There are suspense thrillers that keep you on the edge of your seat, and there are suspense thrillers that make you recoil to the point that you'd burrow through the backrest if you could.
There are suspense thrillers that keep you on the edge of your seat, and there are suspense thrillers that make you recoil to the point that you’d burrow through the backrest if you could.
“Prisoners” seems destined to ruin a lot of perfectly good chairs.
Clocking in at a punishing 153 minutes, the missing-girls drama is so determined to wallow in every aspect of parental misery, it could best be described as grief porn.
After their 7-year-old daughter disappears on a rainy Thanksgiving, Pennsylvania music teacher Franklin Birch (Terrence Howard) is so overcome with sorrow he can barely stand, while his wife, Nancy (Viola Davis), withdraws emotionally.
Down the street, Grace Dover (Maria Bello), whose 6-year-old daughter went missing at the same time, weeps uncontrollably before descending into an overmedicated haze. Her husband, Keller (Hugh Jackman), loses himself in inconsolable rage and before long, the bags under his eyes look like they, too, brought bags and they’ve overpacked.
Within moments, suspicion turns to the sinister-looking RV the girls were playing on earlier that day and its driver, Alex Jones (Paul Dano).
If you were to open a dictionary and turn to the entry labeled “Young Girls, Grabber of,” there would be an illustration of this guy. But the police determine that Jones, who rarely speaks and lives with his aunt (an unrecognizable Melissa Leo) on her sofa bed, has the IQ of a 10-year-old and couldn’t have committed the crime.
Keller, though, is having none of that.
A carpenter by trade but a survivalist at heart — his basement is stocked with everything from canned goods to gas masks to a suspicious, half-empty bag of lye — Keller thought he could protect his family from anything. He even assured them that he would. So he’s not one to sit back and wait for the seemingly indifferent Detective Loki (Jake Gyllenhaal) to get the truth out of Jones.
While Loki is busy investigating cold cases and other leads, each one creepier than the last, Keller kidnaps Jones, locks him away and transforms into a one-man Abu Ghraib.
“Prisoners” is designed to make audience members think: How far would a parent go?
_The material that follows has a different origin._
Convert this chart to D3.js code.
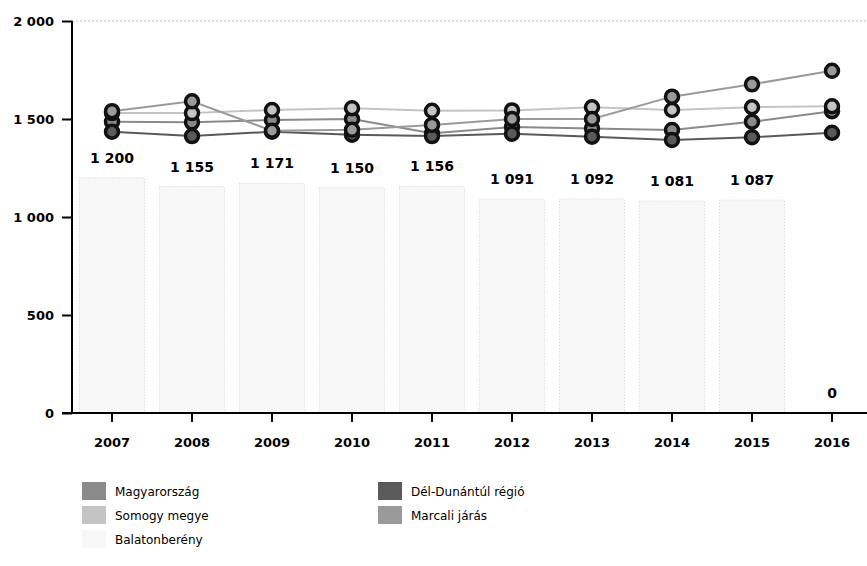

How far SHOULD a parent go? But it’s just as effective, if not more so, at eliciting gasps. (Speaking of audiences, a girl not much older than those onscreen repeatedly wandered out of the theater and back, unattended. Which begs two questions: Who brings a young girl to a movie like this? And who, after bringing a young girl to a movie like this, would ever let her out of their sight?)
With scene after unsettling scene, writer Aaron Guzikowski (“Contraband”) and director Denis Villeneuve (“Incendies”) dig deep into bags purchased in the “Seven” and “Silence of the Lambs” aisles at the Hollywood Tricks Emporium.
Several small, personal scenes are terrifying in ways that the more elaborate ones could only hope to be. One of the latter variety involving snakes seems to have been tacked on solely because snakes freak people out. That along with some of the seemingly hours of wailing could have been trimmed for better effect. As it is, “Prisoners” feels about a half-hour too long.
A lot of Loki’s backstory must have been left on the cutting room floor, and his name, coming on the heels of “Thor” and “The Avengers,” is nearly as distracting as the tribal sun tattoo on his neck.
And the rationale behind the disappearances makes no sense. But, then, that’s probably by design. It’s not like any revelation would suddenly make you say, “Yeah, OK. That seems like a perfectly reasonable excuse for two little girls to go missing.”
First and foremost, though, “Prisoners” is an actor’s movie, and there’s enough superb character work on display for three or four films. Jackman, who wholeheartedly commits to the monster Keller becomes, has rarely if ever been better.
“Prisoners” is intense, and it’s somber, and it plays on every parent’s worst fears. It’s also undeniably well made. It’s just not what most people would consider a good time.
I’m not even entirely sure it’s what most people would call “good.”
One thing is certain, though: Given all the gloom, despair and agony that permeates every scene, it’s hard to imagine anyone but masochists wanting to sit through it again.